When language is limited to the world of sound, a person’s experience of language is determined by its unique characteristics, including its short existence, and communal nature. This has many implications in the way people relate to language and the inner workings of their thought processes. Here are a few interesting examples:

Language is much more situated phenomenon in oral cultures that is closer to the “lifeworld” and is often considered to be magical. Spoken words go out of existence as soon as they are uttered. When language lives in the oral-aural sphere it is always part of an “existential” moment being uttered by a real living person to another person.

In literate languages words no longer hold such a close connection to the “lifeworld”. Words exist on their own in the pages of books, posters and other surfaces, regardless of whether they still hold any relevance. They have achieved the status of objects, or things, that are studied at a distance. This distance was crucial for the sharpening of our analytical and creative abilities.

For oral cultures language is always tied to an event or action in the real world. Their speech and thought patterns are less abstract, focusing on concepts that are relevant for immediate situational or operational needs. “Orality knows no lists or charts or figures.” For example, their relationship is not based on an abstract concept of being situated in a “computed time of any sort.”

Another interesting aspect of language in oral cultures is that it serves an important unifying function. Spoken language is communicated from at least one human being to another and can be used to address an audience of many people – regardless, physical proximity as a requirement.

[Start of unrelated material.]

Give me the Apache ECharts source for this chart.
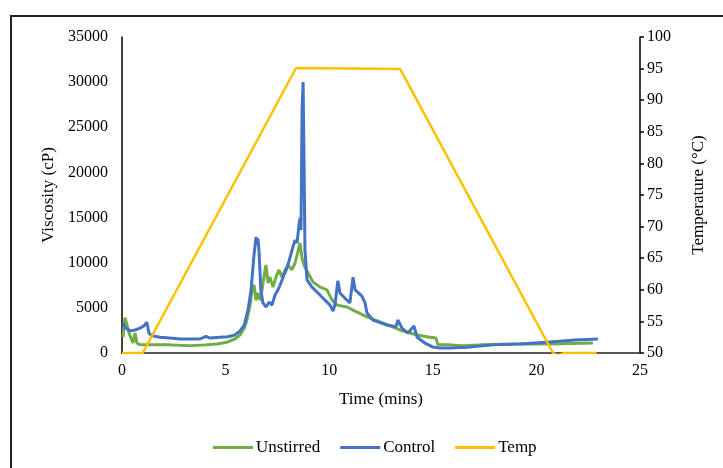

On the other hand, written language requires the separation of the writer and reader. These two groups were always separated by time and space. The internet has provided new ways to mitigate this separation but in bringing us closer in a virtual world it is also taking us farther apart in the physical world. At this point in time the experience of instant video messaging still does not compare to talking face to face, but it is closer than ever before.

Ong’s description of how memory works in pre-literate cultures is intriguing. Culturally important information was maintained through story telling practices that leveraged “metrically tailored formulas” – poets were the main purveyors of the culture’s soul. These poets used this technology to create anew their stories every time they told them. And they told them over and over, enabling the creation of a communal memory.

Though the storyteller often considered himself capable of repeating the exact same story, research suggests that the story telling would differ each time it was told (though the story itself would remain largely consistent). Which points to the fact that “in functionally oral cultures the past is not felt as an itemized terrain, peppered with verifiable and disputed “facts” or bits of information…Remembered truth was…flexible and up to date.”